## [SOURCE EXCERPT]
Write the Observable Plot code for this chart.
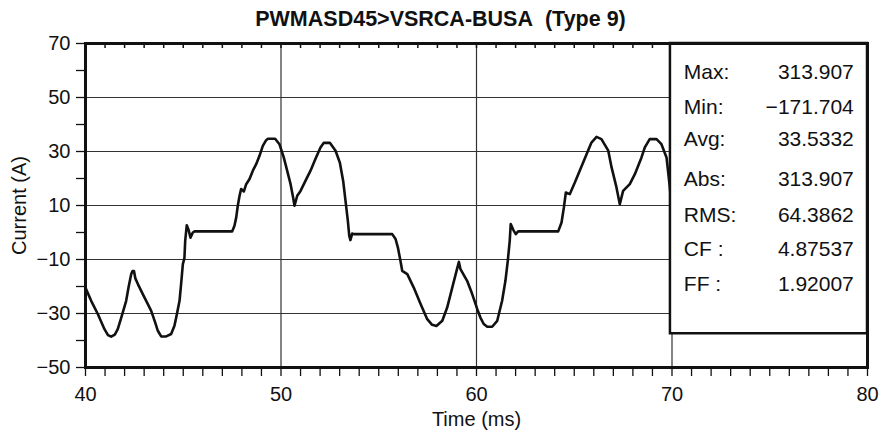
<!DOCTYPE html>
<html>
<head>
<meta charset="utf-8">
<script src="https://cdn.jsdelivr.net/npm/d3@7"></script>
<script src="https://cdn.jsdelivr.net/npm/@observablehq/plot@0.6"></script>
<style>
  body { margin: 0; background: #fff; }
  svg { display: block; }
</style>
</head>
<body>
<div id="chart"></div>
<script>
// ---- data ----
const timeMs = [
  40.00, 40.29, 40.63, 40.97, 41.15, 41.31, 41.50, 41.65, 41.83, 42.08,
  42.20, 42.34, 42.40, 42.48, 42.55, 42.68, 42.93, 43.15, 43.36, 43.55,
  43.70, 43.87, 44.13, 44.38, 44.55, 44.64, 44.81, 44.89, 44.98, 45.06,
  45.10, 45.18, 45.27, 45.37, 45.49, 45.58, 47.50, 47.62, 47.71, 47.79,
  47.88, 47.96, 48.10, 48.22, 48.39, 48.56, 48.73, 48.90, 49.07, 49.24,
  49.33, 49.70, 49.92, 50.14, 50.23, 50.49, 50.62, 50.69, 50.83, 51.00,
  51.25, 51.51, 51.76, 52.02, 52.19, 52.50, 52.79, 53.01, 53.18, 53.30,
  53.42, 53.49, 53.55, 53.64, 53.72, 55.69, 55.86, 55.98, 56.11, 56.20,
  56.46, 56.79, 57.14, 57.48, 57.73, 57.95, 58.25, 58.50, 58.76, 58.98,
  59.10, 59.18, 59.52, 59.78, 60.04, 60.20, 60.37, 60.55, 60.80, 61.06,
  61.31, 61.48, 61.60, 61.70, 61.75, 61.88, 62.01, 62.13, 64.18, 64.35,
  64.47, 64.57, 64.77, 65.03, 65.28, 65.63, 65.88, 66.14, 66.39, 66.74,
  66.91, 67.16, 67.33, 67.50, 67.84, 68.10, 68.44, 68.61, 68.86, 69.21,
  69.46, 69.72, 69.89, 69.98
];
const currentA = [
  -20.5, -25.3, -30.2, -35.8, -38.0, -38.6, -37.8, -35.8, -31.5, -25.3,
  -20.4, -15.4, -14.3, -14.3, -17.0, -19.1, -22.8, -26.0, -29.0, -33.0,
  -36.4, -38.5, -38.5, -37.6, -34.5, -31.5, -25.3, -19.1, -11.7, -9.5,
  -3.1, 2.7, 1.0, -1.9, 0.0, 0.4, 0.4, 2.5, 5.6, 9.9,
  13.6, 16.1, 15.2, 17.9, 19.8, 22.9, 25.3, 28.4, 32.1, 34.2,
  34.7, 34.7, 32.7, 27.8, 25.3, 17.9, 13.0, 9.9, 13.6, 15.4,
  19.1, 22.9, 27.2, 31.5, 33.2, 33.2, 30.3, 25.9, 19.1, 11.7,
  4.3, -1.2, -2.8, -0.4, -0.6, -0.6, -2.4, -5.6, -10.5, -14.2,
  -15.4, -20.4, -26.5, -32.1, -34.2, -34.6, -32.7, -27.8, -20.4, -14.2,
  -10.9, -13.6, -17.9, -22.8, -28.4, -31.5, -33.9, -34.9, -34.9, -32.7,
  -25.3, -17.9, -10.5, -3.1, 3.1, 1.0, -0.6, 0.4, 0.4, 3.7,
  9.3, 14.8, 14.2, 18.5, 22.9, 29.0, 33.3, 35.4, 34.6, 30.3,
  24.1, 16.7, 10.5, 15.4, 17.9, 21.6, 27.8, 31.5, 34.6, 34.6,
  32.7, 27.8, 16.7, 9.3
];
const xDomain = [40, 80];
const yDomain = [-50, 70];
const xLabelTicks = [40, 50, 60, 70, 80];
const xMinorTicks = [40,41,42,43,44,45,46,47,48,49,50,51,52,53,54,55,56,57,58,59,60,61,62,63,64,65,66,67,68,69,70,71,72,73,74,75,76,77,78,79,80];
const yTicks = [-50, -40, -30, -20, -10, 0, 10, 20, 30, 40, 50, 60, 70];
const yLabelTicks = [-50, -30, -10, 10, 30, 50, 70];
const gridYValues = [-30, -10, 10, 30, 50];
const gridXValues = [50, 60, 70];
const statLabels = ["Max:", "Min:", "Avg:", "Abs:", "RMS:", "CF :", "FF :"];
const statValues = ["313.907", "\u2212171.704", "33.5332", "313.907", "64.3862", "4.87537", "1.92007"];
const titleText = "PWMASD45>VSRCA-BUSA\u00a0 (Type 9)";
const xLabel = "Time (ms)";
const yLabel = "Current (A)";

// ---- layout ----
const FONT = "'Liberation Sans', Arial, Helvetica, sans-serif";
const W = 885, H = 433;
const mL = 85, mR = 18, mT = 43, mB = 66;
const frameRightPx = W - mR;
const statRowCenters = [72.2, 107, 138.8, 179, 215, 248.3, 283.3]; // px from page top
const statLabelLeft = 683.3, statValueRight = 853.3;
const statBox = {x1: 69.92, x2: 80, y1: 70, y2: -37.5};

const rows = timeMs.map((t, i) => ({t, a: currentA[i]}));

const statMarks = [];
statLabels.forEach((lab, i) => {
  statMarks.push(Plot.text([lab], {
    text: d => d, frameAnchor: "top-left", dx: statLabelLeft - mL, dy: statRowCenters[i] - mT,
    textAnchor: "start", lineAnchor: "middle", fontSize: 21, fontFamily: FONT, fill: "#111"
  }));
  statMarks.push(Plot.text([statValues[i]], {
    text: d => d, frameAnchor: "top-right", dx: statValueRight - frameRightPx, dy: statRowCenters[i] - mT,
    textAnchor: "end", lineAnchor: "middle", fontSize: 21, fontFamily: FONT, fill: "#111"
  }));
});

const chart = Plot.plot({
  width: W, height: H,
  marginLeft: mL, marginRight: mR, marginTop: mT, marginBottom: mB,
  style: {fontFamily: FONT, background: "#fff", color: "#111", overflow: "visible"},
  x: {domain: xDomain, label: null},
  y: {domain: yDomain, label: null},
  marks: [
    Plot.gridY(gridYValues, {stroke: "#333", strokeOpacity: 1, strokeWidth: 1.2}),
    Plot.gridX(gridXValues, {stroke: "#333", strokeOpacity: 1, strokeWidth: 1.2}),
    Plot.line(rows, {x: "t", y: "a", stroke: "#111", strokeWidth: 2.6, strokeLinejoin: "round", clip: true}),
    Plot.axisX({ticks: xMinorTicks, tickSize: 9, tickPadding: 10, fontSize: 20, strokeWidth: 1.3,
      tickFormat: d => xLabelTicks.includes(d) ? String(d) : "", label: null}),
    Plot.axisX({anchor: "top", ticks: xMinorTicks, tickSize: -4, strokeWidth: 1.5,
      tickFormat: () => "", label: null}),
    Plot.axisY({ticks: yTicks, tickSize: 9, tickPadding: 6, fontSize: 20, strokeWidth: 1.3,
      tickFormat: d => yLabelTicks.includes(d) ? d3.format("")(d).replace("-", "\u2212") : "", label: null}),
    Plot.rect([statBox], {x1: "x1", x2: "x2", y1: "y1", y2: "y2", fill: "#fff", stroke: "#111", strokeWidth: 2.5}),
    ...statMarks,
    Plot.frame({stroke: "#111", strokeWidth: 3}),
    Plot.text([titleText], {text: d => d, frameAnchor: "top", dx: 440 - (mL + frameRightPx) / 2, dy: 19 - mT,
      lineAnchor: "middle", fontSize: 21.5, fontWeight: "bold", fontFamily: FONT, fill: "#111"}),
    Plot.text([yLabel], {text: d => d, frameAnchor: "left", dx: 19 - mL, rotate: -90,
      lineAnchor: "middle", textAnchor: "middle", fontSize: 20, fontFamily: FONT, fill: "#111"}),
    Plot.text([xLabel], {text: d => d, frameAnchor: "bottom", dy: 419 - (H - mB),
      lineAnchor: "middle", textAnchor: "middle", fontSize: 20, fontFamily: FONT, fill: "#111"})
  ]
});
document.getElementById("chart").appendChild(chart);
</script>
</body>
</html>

## [TASK PROMPT]
Tell how many lines hold the string "chart", giving the number and nothing else.

## [FULL OUTPUT]
4